━━━━━ Stored records

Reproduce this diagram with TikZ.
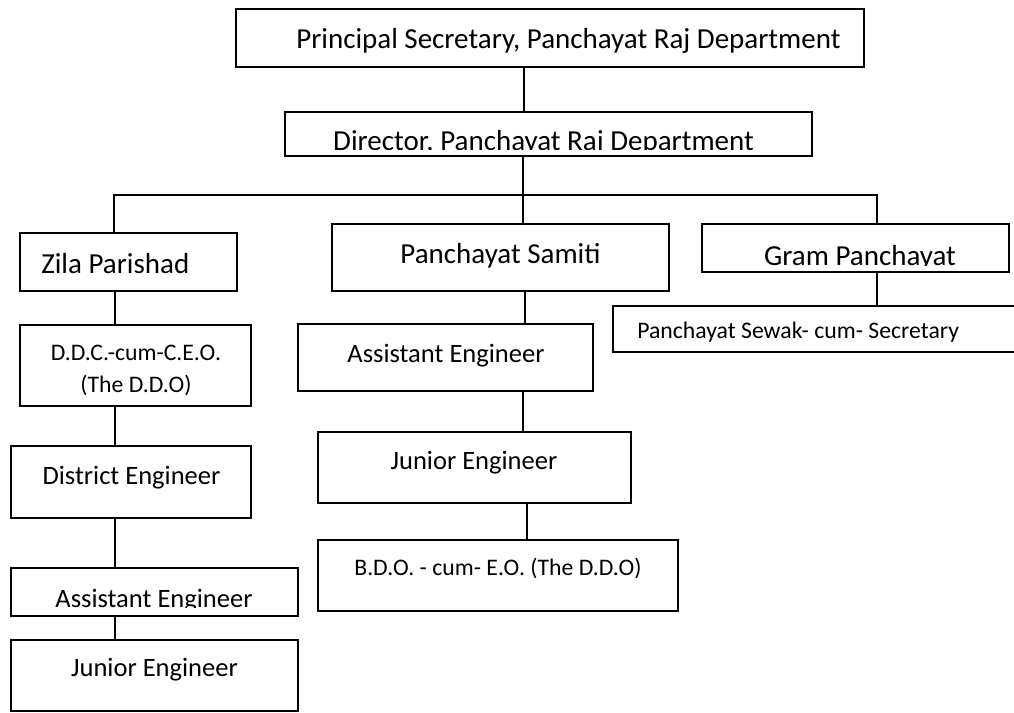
\documentclass[tikz,border=0pt]{standalone}
\usepackage{fontspec}
\setmainfont{Carlito}
\usetikzlibrary{fit}
\begin{document}
\begin{tikzpicture}[x=0.75pt,y=-0.75pt,
  box/.style={draw=black, line width=1.5pt, inner sep=0pt, fill=white},
  link/.style={draw=black, line width=1.3pt},
  big/.style={inner sep=0pt, font=\fontsize{21.75pt}{26pt}\selectfont, anchor=base},
  mid/.style={inner sep=0pt, font=\fontsize{19.9pt}{24pt}\selectfont, anchor=base},
  small/.style={inner sep=0pt, font=\fontsize{17.8pt}{21pt}\selectfont, anchor=base}]
\useasboundingbox[fill=white] (0,0) rectangle (1014,713);

% boxes
\node[box, fit={(236,9) (864,67)}] (pri) {};
\node[box, fit={(285,112) (812,156)}] (dir) {};
\node[box, fit={(20,233) (237,291)}] (zila) {};
\node[box, fit={(332,224) (669,291)}] (sam) {};
\node[box, fit={(702,224) (1009,272)}] (gram) {};
\begin{scope}
\clip (0,0) rectangle (1014,713);
\node[box, fit={(613,306) (1030,352)}] (sew) {};
\end{scope}
\node[box, fit={(20,325) (251,406)}] (ddc) {};
\node[box, fit={(11,446) (251,518)}] (dist) {};
\node[box, fit={(11,568) (298,616)}] (aleft) {};
\node[box, fit={(11,640) (298,711)}] (jleft) {};
\node[box, fit={(298,324) (593,391)}] (amid) {};
\node[box, fit={(318,432) (631,503)}] (jmid) {};
\node[box, fit={(318,540) (678,611)}] (bdo) {};

% connector columns
\coordinate (cA) at (524,0);
\coordinate (cB) at (523,0);
\coordinate (bus) at (0,195);
\coordinate (cZ) at (114,0);
\coordinate (cG) at (877,0);
\coordinate (cL) at (115,0);
\coordinate (cM1) at (525,0);
\coordinate (cM2) at (523,0);
\coordinate (cM3) at (527,0);

\draw[link] (pri.south -| cA) -- (dir.north -| cA);
\draw[link] (dir.south -| cB) -- (sam.north -| cB);
\draw[link] (zila.north -| cZ) -- (bus -| cZ) -- (bus -| cG) -- (gram.north -| cG);
\draw[link] (gram.south -| cG) -- (sew.north -| cG);
\draw[link] (zila.south -| cL) -- (ddc.north -| cL);
\draw[link] (ddc.south -| cL) -- (dist.north -| cL);
\draw[link] (dist.south -| cL) -- (aleft.north -| cL);
\draw[link] (aleft.south -| cL) -- (jleft.north -| cL);
\draw[link] (sam.south -| cM1) -- (amid.north -| cM1);
\draw[link] (amid.south -| cM2) -- (jmid.north -| cM2);
\draw[link] (jmid.south -| cM3) -- (bdo.north -| cM3);

% texts
\node[big, anchor=base west] (pri-t) at (296,49) {Principal Secretary, Panchayat Raj Department};
\begin{scope}
\clip (286,113) rectangle (811,150);
\node[big] (dir-t) at (543.5,150.5) {Director, Panchayat Raj Department};
\end{scope}
\node[big, anchor=base west] (zila-t) at (41,273) {Zila Parishad};
\node[big] (sam-t) at (500.5,263) {Panchayat Samiti};
\begin{scope}
\clip (703,225) rectangle (1008,265);
\node[big] (gram-t) at (860,265.5) {Gram Panchayat};
\end{scope}
\node[small, anchor=base west] (sew-t) at (637,338) {Panchayat Sewak- cum- Secretary};
\node[small] (ddc-t1) at (136,360) {D.D.C.-cum-C.E.O.};
\node[small] (ddc-t2) at (136,392) {(The D.D.O)};
\node[mid] (dist-t) at (131.5,484) {District Engineer};
\begin{scope}
\clip (12,569) rectangle (297,607);
\node[mid] (aleft-t) at (154,607.5) {Assistant Engineer};
\end{scope}
\node[mid] (jleft-t) at (154.5,676) {Junior Engineer};
\node[mid] (amid-t) at (446,362) {Assistant Engineer};
\node[mid] (jmid-t) at (474,469) {Junior Engineer};
\node[small] (bdo-t) at (498,575) {B.D.O. - cum- E.O. (The D.D.O)};
\end{tikzpicture}
\end{document}
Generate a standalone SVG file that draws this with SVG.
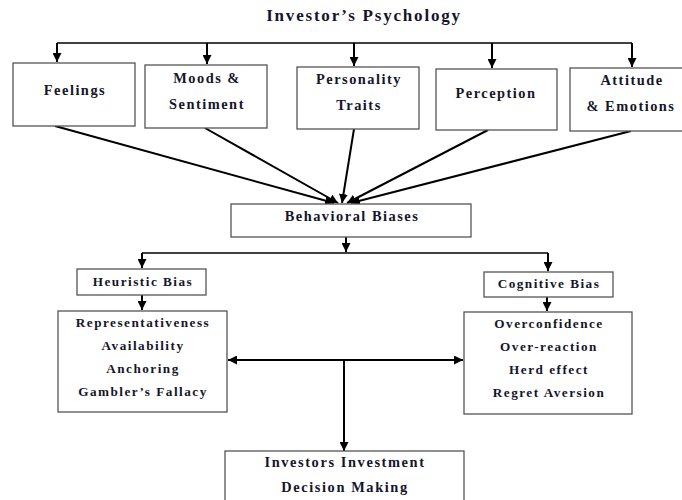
<svg xmlns="http://www.w3.org/2000/svg" width="682" height="500" viewBox="0 0 682 500">
<style>
  .box { fill: #ffffff; stroke: #555555; stroke-width: 1.3; }
  .t { font-family: "Liberation Serif", "Times New Roman", serif; font-weight: bold; fill: #15152a; text-anchor: middle; letter-spacing: 1.5px; }
  .t14 { font-size: 14.4px; }
  .t13 { font-size: 13.2px; }
  .title { font-size: 17px; letter-spacing: 1.8px; }
  .bottom { font-size: 14.4px; letter-spacing: 1.6px; }
  .c { stroke: #000000; stroke-width: 1.5; fill: none; }
  .c2 { stroke: #000000; stroke-width: 2; fill: none; }
  .ca { stroke: #000000; stroke-width: 2; fill: none; marker-end: url(#ah); }
</style>
<defs>
  <marker id="ah" viewBox="0 0 10 10" refX="10" refY="5" markerUnits="userSpaceOnUse" markerWidth="9" markerHeight="9" orient="auto">
    <path d="M0,0 L10,5 L0,10 z" fill="#000000"/>
  </marker>
  <marker id="ahs" viewBox="0 0 10 10" refX="0" refY="5" markerUnits="userSpaceOnUse" markerWidth="9" markerHeight="9" orient="auto">
    <path d="M10,0 L0,5 L10,10 z" fill="#000000"/>
  </marker>
</defs>
<rect width="682" height="500" fill="#ffffff"/>

<g id="title">
  <text class="t title" x="364" y="21">Investor’s Psychology</text>
</g>

<g id="connectors">
  <line class="c" x1="57" y1="43" x2="632" y2="43"/>
  <line class="ca" x1="57" y1="43" x2="57" y2="62"/>
  <line class="ca" x1="207" y1="43" x2="207" y2="64"/>
  <line class="ca" x1="354" y1="43" x2="354" y2="66"/>
  <line class="ca" x1="492" y1="43" x2="492" y2="68"/>
  <line class="ca" x1="632" y1="43" x2="632" y2="67"/>

  <line class="ca" x1="55" y1="126" x2="334" y2="203"/>
  <line class="ca" x1="205" y1="128" x2="338" y2="203"/>
  <line class="ca" x1="354" y1="129" x2="342" y2="203"/>
  <line class="ca" x1="488" y1="130" x2="347" y2="203"/>
  <line class="ca" x1="631" y1="131" x2="351" y2="203"/>

  <line class="ca" x1="346" y1="237" x2="346" y2="252"/>
  <line class="c" x1="142" y1="253" x2="548" y2="253"/>
  <line class="ca" x1="142" y1="253" x2="142" y2="268"/>
  <line class="ca" x1="548" y1="253" x2="548" y2="271"/>

  <line class="ca" x1="142" y1="295" x2="142" y2="310"/>
  <line class="ca" x1="547" y1="297" x2="547" y2="311"/>

  <line class="c2" x1="228" y1="360" x2="463" y2="360" marker-start="url(#ahs)" marker-end="url(#ah)"/>
  <line class="ca" x1="344" y1="360" x2="344" y2="451"/>
</g>

<g id="feelings">
  <rect class="box" x="13" y="63" width="122" height="63"/>
  <text class="t t14" x="75" y="95">Feelings</text>
</g>
<g id="moods">
  <rect class="box" x="145" y="65" width="122" height="63"/>
  <text class="t t14" x="207" y="83">Moods &amp;</text>
  <text class="t t14" x="207" y="109">Sentiment</text>
</g>
<g id="personality">
  <rect class="box" x="297" y="67" width="122" height="62"/>
  <text class="t t14" x="359" y="84">Personality</text>
  <text class="t t14" x="359" y="110">Traits</text>
</g>
<g id="perception">
  <rect class="box" x="436" y="69" width="121" height="61"/>
  <text class="t t14" x="496" y="98">Perception</text>
</g>
<g id="attitude">
  <rect class="box" x="570" y="68" width="122" height="63"/>
  <text class="t t14" x="632" y="85">Attitude</text>
  <text class="t t14" x="631" y="111">&amp; Emotions</text>
</g>

<g id="behavioral">
  <rect class="box" x="231" y="204" width="240" height="33"/>
  <text class="t t14" x="352" y="221">Behavioral Biases</text>
</g>

<g id="heuristic">
  <rect class="box" x="77" y="269" width="129" height="26"/>
  <text class="t t13" x="143" y="286">Heuristic Bias</text>
</g>
<g id="cognitive">
  <rect class="box" x="484" y="272" width="129" height="25"/>
  <text class="t t13" x="549" y="288">Cognitive Bias</text>
</g>

<g id="heuristic-list">
  <rect class="box" x="58" y="311" width="169" height="101"/>
  <text class="t t13" x="143" y="327">Representativeness</text>
  <text class="t t13" x="143" y="350">Availability</text>
  <text class="t t13" x="143" y="373">Anchoring</text>
  <text class="t t13" x="143" y="396">Gambler’s Fallacy</text>
</g>
<g id="cognitive-list">
  <rect class="box" x="464" y="312" width="168" height="102"/>
  <text class="t t13" x="549" y="328">Overconfidence</text>
  <text class="t t13" x="549" y="351">Over-reaction</text>
  <text class="t t13" x="549" y="374">Herd effect</text>
  <text class="t t13" x="549" y="397">Regret Aversion</text>
</g>

<g id="decision">
  <rect class="box" x="225" y="451" width="239" height="60"/>
  <text class="t bottom" x="345" y="467">Investors Investment</text>
  <text class="t bottom" x="345" y="492">Decision Making</text>
</g>
</svg>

━━━━━━━━━━

■ Exercise brief: Where a line in the material contains "standalone", copy that line.

■ Full response:
\documentclass[tikz,border=0pt]{standalone}
Generate a standalone SVG file that draws this with SVG.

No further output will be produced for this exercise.